Tale to Tale is one more of Mathias & Mathias’ satyr plays. The stage is set, a path is laid out. This a scene with a herma and a young man whose nakedness has intervened with his face paint. His moles have tribalized into tattoos - a kind family pattern. We call him the drawing.
In the ancient world, milestones depicting the god Hermes were found at crossroads and borders. Usually, only with the face and head carved out while the body was left for further processing. The herma was typically ornamented by a phallus pointing skyward.
Our drawing trudges down a path somewhere in antiquity. The drawing meets the Herma that stand in the gap where the road splits. Since he had no other place to start and to expose the choice of direction he asks the herma: where are you from?
The herma looks back at him.
The drawing asks again, where are you from?
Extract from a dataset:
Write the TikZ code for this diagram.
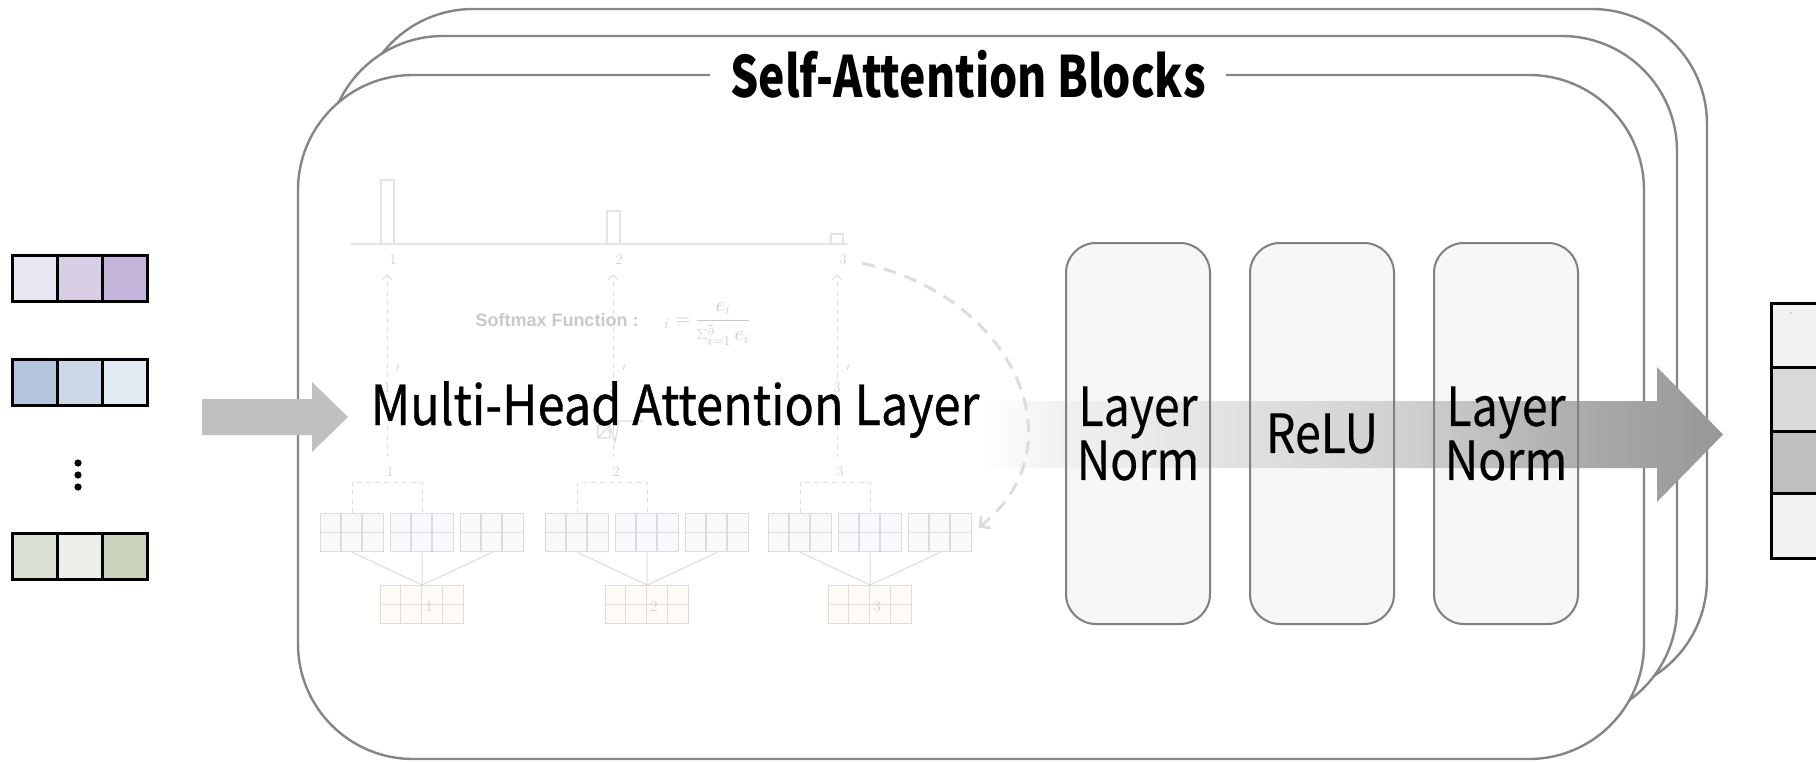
\documentclass[tikz,border=0pt]{standalone}
\usepackage[no-math]{fontspec}
\usepackage{graphicx}
\newfontfamily\kr{Noto Sans CJK KR}
\newfontfamily\krmed[FakeBold=0.7]{Noto Sans CJK KR}
\newfontfamily\krstage[FakeBold=0.3]{Noto Sans CJK KR}
\newfontfamily\labelsans{Liberation Sans}
\usetikzlibrary{arrows.meta}

% palette
\definecolor{framegray}{HTML}{858585}
\definecolor{boxedge}{HTML}{808080}
\definecolor{boxfill}{HTML}{F7F7F7}
\definecolor{inarrow}{HTML}{C0C0C0}
\definecolor{faintline}{HTML}{E4E4E4}
\definecolor{faintdash}{HTML}{DDDDDD}
\definecolor{fainttext}{HTML}{C9C9C9}
\definecolor{gridedge}{HTML}{DCDCDC}
\definecolor{qfill}{HTML}{FBF8FA}
\definecolor{kfill}{HTML}{F8F9FD}
\definecolor{vfill}{HTML}{FAFAF8}
\definecolor{zfill}{HTML}{FDFBF3}
\definecolor{pA}{HTML}{E8E6F1}\definecolor{pB}{HTML}{D8CEE6}\definecolor{pC}{HTML}{C5B5DA}
\definecolor{bA}{HTML}{B3C6DD}\definecolor{bB}{HTML}{CCD8E8}\definecolor{bC}{HTML}{E3EAF3}
\definecolor{gA}{HTML}{DAE1D4}\definecolor{gB}{HTML}{ECEFE9}\definecolor{gC}{HTML}{CAD4BF}
\definecolor{oA}{HTML}{F2F2F2}\definecolor{oB}{HTML}{D9D9D9}\definecolor{oC}{HTML}{BFBFBF}
\definecolor{flowA}{HTML}{F0F0F0}\definecolor{flowB}{HTML}{E2E2E2}
\definecolor{flowC}{HTML}{CFCFCF}\definecolor{flowD}{HTML}{A8A8A8}
\definecolor{flowE}{HTML}{979797}

% the middle 50bp of a 100bp shading spans the path
\pgfdeclarehorizontalshading{flowshade}{100bp}{color(0bp)=(white); color(25bp)=(white);
  color(30.6bp)=(flowA); color(41.7bp)=(flowB); color(54.1bp)=(flowC);
  color(66.7bp)=(flowD); color(75bp)=(flowE); color(100bp)=(flowE)}

\pgfdeclarelayer{blocks}
\pgfdeclarelayer{flow}
\pgfsetlayers{blocks,flow,main}

\newcommand\stagefont{\krstage\fontsize{54}{54}\selectfont}
\newcommand\narrowtxt[1]{\scalebox{0.86}[1]{#1}}

% 3x2 and 4x2 faint matrices
\newcommand\smallgrid[4]{%
  \node[gridbox, fill=#4, minimum width=63pt, anchor=north west] (#1) at (#2,#3) {};
  \draw[gridrule] ([xshift=21pt]#1.north west) -- ([xshift=21pt]#1.south west)
                  ([xshift=42pt]#1.north west) -- ([xshift=42pt]#1.south west)
                  (#1.west) -- (#1.east);}
\newcommand\biggrid[4]{%
  \node[gridbox, fill=#4, minimum width=83pt, anchor=north west] (#1) at (#2,#3) {};
  \draw[gridrule] ([xshift=20.75pt]#1.north west) -- ([xshift=20.75pt]#1.south west)
                  ([xshift=41.5pt]#1.north west) -- ([xshift=41.5pt]#1.south west)
                  ([xshift=62.25pt]#1.north west) -- ([xshift=62.25pt]#1.south west)
                  (#1.west) -- (#1.east);}

\begin{document}
\begin{tikzpicture}[x=1pt,y=-1pt,
  blockframe/.style={draw=framegray, line width=2.4pt, fill=white, rounded corners=115pt, inner sep=0pt},
  stagebox/.style={draw=boxedge, line width=2pt, rounded corners=30pt, minimum width=144pt,
    minimum height=381pt, inner sep=0pt, align=center, font=\stagefont},
  vcell/.style={draw=black, line width=3pt, minimum width=44.7pt, minimum height=46pt, inner sep=0pt},
  ocell/.style={draw=black, line width=3pt, minimum width=100pt, inner sep=0pt, anchor=north west},
  gridbox/.style={draw=gridedge, line width=1.4pt, minimum height=38pt, inner sep=0pt},
  gridrule/.style={draw=gridedge, line width=1.2pt},
  faintnum/.style={text=fainttext, font=\fontsize{15}{15}\selectfont, inner sep=0pt},
  faintthin/.style={draw=faintdash, line width=1pt, dash pattern=on 5pt off 4pt},
  faintarc/.style={draw=faintdash, line width=3pt, dash pattern=on 13pt off 9pt}]
\useasboundingbox (0,0) rectangle (1816,761);

% ---- stage boxes inside the block
\node[stagebox] (ln1) at (1138,433.5) {\narrowtxt{Layer}\\\narrowtxt{Norm}};
\node[stagebox] (relu) at (1322,433.5) {\narrowtxt{ReLU}};
\node[stagebox] (ln2) at (1506,433.5) {\narrowtxt{Layer}\\\narrowtxt{Norm}};

% ---- stacked block frames (back to front) and box fills
\begin{pgfonlayer}{blocks}
  \node[blockframe, minimum width=1349pt, minimum height=685pt] (backblock) at (1032.5,351.5) {};
  \node[blockframe, minimum width=1349pt, minimum height=686pt] (midblock) at (1002.5,379) {};
  \node[blockframe, minimum width=1346pt, minimum height=684pt] (front) at (971,417) {};
  \foreach \b in {ln1,relu,ln2}
    \fill[boxfill, rounded corners=30pt] (\b.north west) rectangle (\b.south east);
\end{pgfonlayer}

\node[fill=white, inner xsep=20pt, inner ysep=2pt, font=\kr\bfseries\fontsize{57}{57}\selectfont]
  (title) at (968,74) {\scalebox{0.78}[1]{Self-Attention Blocks}};

% ---- block arrows
\coordinate (inS) at (202,417);
\coordinate (inT) at (348,417);
\coordinate (flowS) at (983,434.5);
\coordinate (flowT) at (1723,434.5);
\begin{pgfonlayer}{flow}
  \fill[inarrow] (inS) ++(0,-18) -- ++(110,0) -- ++(0,-17) -- (inT) -- ++(-36,35)
    -- ++(0,-17) -- ++(-110,0) -- cycle;
  \shade[shading=flowshade] (flowS) ++(0,-33.5) -- ++(674,0) -- ++(0,-34) -- (flowT)
    -- ++(-66,67.5) -- ++(0,-34) -- ++(-674,0) -- cycle;
\end{pgfonlayer}

% ---- faded attention sketch: score bars
\draw[faintline, line width=2pt] (351,244) -- (848,244);
\draw[faintline, line width=2pt] (381,244) rectangle (394,180)
  (607,244) rectangle (620,211) (831,244) rectangle (843,234);

\foreach \i/\x in {1/387,2/613,3/837}{
  \node[faintnum] (top\i) at (\x+6,260) {\i};
  \node[faintnum] (pr\i) at (\x,388) {\i};
  \node[faintnum] (prm\i) at (\x+11,371) {$'$};
  \node[faintnum] (low\i) at (\x+3,472) {\i};
  \draw[faintthin, -{Straight Barb[length=5pt,width=10pt]}, shorten >=9pt, shorten <=6pt]
    (pr\i.north) -- (pr\i.north |- top\i.south);
  \draw[faintthin, shorten <=6pt, shorten >=10pt] (pr\i.south) -- (pr\i.south |- low\i.north);
}

\node[text=fainttext, font=\labelsans\bfseries\fontsize{18}{18}\selectfont, inner sep=0pt]
  (softmax) at (557,320) {Softmax Function :};
\node[text=fainttext, font=\fontsize{20}{20}\selectfont, inner sep=0pt, anchor=west]
  (formula) at (664,324) {$\displaystyle {}_i = \frac{e_i}{\sum_{i=1}^{5} e_i}$};

% scaling glyph fragment
\draw[gridrule] (598,425) rectangle (610,438) (598,438) -- (610,425);
\draw[gridrule] (608,431) -- (611,429) -- (615,442) -- (619,421) -- (643,421);

% ---- faint matrices
\foreach \g/\dx in {1/0,2/225,3/448}{
  \smallgrid{qa\g}{320+\dx}{513}{qfill}
  \smallgrid{qb\g}{390+\dx}{513}{kfill}
  \smallgrid{qc\g}{460+\dx}{513}{vfill}
  \biggrid{z\g}{380+\dx}{585}{zfill}
  \node[faintnum] (zl\g) at (429+\dx,607) {\g};
  \draw[faintthin] (qa\g.north) -- ++(0,-31) -| (qb\g.north);
  \draw[gridrule, line width=1pt] (qa\g.south) -- (z\g.north) (qb\g.south) -- (z\g.north)
    (qc\g.south) -- (z\g.north);
}

\draw[faintarc, -{Straight Barb[length=7pt,width=15pt]}, shorten <=16pt, shorten >=8pt]
  (top3.east) .. controls (1012,295) and (1082,445) .. (qc3.east);

% ---- layer title
\node[font=\krmed\fontsize{55}{55}\selectfont, anchor=base, inner sep=0pt] (mha) at (675,425)
  {\scalebox{0.885}[1]{Multi-Head Attention Layer}};

% ---- input token vectors
\foreach \r/\y/\ca/\cb/\cc in {1/278/pA/pB/pC, 2/382.5/bA/bB/bC, 3/556/gA/gB/gC}{
  \node[vcell, fill=\ca] (in\r a) at (35.3,\y) {};
  \node[vcell, fill=\cb] (in\r b) at (80,\y) {};
  \node[vcell, fill=\cc] (in\r c) at (124.7,\y) {};
}
\foreach \yy in {463,475,487} \fill (78,\yy) circle (3.6pt);

% ---- output vector
\node[ocell, fill=oA, minimum height=64pt] (out1) at (1770,302) {};
\node[ocell, fill=oB, minimum height=64pt] (out2) at (1770,366) {};
\node[ocell, fill=oC, minimum height=62pt] (out3) at (1770,430) {};
\node[ocell, fill=oA, minimum height=65pt] (out4) at (1770,492) {};
\fill[gray!60] (1791,313) circle (0.8pt);
\end{tikzpicture}
\end{document}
Where are you from?!
With still no response, the tactless herma has to pay. Full of contempt he tilts the herma, outraged that the divine pragmatics doesn’t dignify him an answer.
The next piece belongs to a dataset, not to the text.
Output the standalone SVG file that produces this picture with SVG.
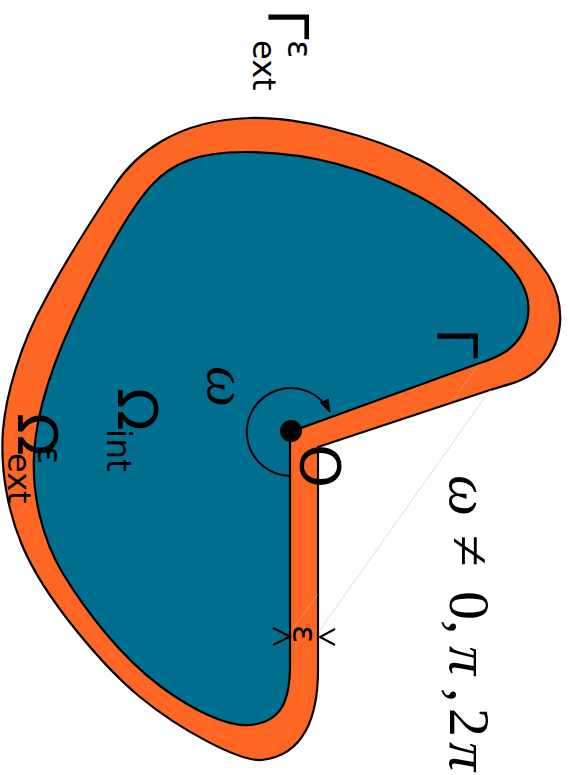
<svg xmlns="http://www.w3.org/2000/svg" width="569" height="775" viewBox="0 0 569 775">
  <defs>
    <style>
      .sans { font-family: "DejaVu Sans", "Liberation Sans", sans-serif; fill: #000; }
      .math { font-family: "Liberation Serif", "DejaVu Serif", serif; fill: #000; }
      .it { font-style: italic; }
      .edge { stroke: #000; stroke-width: 2.2; stroke-linejoin: round; }
      .chev { fill: none; stroke: #000; stroke-width: 2; }
    </style>
    <marker id="arrowhead" viewBox="0 0 14 10" refX="13" refY="5" markerWidth="14" markerHeight="10" markerUnits="userSpaceOnUse" orient="auto">
      <path d="M0,0 L14,5 L0,10 Z" fill="#000"/>
    </marker>
  </defs>
  <rect width="569" height="775" fill="#fff"/>

  <g id="omega-ext-region">
    <path class="edge" fill="#fe6624" d="M318,447 L318,670 C318,715 305,755 262,760 C240,762 180,730 140,697 C105,668 45,600 22,545 C8,512 0,470 3,430 C6,395 20,345 45,300 C65,262 95,215 115,185 C135,155 175,120 250,118 C300,117 370,135 420,160 C470,185 525,240 548,275 C566,305 566,345 535,372 C520,383 505,385 490,390 Z"/>
  </g>

  <g id="connectors">
    <path d="M480,363 L453,400 M318,594 L290,633" fill="none" stroke="#d8a383" stroke-width="0.7"/>
    <path d="M490,390 L320,630" fill="none" stroke="#ffc2a6" stroke-width="0.7"/>
  </g>

  <g id="omega-int-region">
    <path class="edge" fill="#006f8f" d="M290,432 L290,665 C290,700 282,722 250,725 C225,727 190,708 160,686 C120,656 85,610 62,572 C42,538 32,495 34,455 C36,410 55,355 85,295 C105,255 130,210 150,187 C172,162 200,152 245,152 C310,152 370,170 420,197 C455,216 505,255 520,280 C535,305 530,335 505,352 C497,357 490,360 480,363 Z"/>
  </g>

  <g id="angle-connectors">
    <path d="M291,476 A44,44 0 1 1 330,412" fill="none" stroke="#000" stroke-width="2" marker-end="url(#arrowhead)"/>
    <path class="chev" d="M273,628 L290,636.5 L273,645"/>
    <path class="chev" d="M335,629 L320,637 L335,645"/>
  </g>

  <g id="corner-point">
    <circle cx="291" cy="431" r="11" fill="#000"/>
  </g>

  <g id="label-gamma-ext">
    <text class="sans" font-size="55" transform="translate(269,0) rotate(90)" x="9" y="0">Γ</text>
    <text class="sans" font-size="34" transform="translate(288,0) rotate(90)" x="40" y="0">ε</text>
    <text class="sans" font-size="32" transform="translate(253,0) rotate(90)" x="40" y="0">ext</text>
  </g>

  <g id="label-gamma">
    <text class="sans" font-size="55" transform="translate(438,0) rotate(90)" x="328" y="0">Γ</text>
  </g>

  <g id="label-omega-int">
    <text class="sans" font-size="56" transform="translate(118,0) rotate(90)" x="388" y="0">Ω</text>
    <text class="sans" font-size="33" transform="translate(107,0) rotate(90)" x="429" y="0">int</text>
  </g>

  <g id="label-omega-ext">
    <text class="sans" font-size="56" transform="translate(18,0) rotate(90)" x="413" y="0">Ω</text>
    <text class="sans" font-size="34" transform="translate(38,0) rotate(90)" x="446" y="0">ε</text>
    <text class="sans" font-size="32" transform="translate(8,0) rotate(90)" x="453" y="0">ext</text>
  </g>

  <g id="label-origin">
    <text class="sans" font-size="56" transform="translate(301,0) rotate(90)" x="444" y="0">O</text>
  </g>

  <g id="label-epsilon">
    <text class="sans" font-size="34" transform="translate(293,0) rotate(90)" x="625" y="0">ε</text>
  </g>

  <g id="label-angle">
    <text class="math it" font-size="58" transform="translate(208,0) rotate(90)" x="366" y="0">ω</text>
  </g>

  <g id="label-condition">
    <text class="math" font-size="58" transform="translate(450,0) rotate(90)" y="0"><tspan class="it" x="475">ω</tspan><tspan x="535">≠</tspan><tspan x="591">0</tspan><tspan x="620">,</tspan><tspan class="it" x="646">π</tspan><tspan x="688">,</tspan><tspan x="708">2</tspan><tspan class="it" x="742">π</tspan></text>
  </g>
</svg>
The drawing looks down on the herma, now on the stomach, and he begins to laugh. The phallus on the hermaen is pressed against the ground and makes the herma lay uneven and wavering with his nose pressed flat against the stone surface, he laughs to himself. Had he just looked down, he would have noticed that he was gone. Instead, he looks out, he looks around and sees himself among all the retired icons that are all worn out.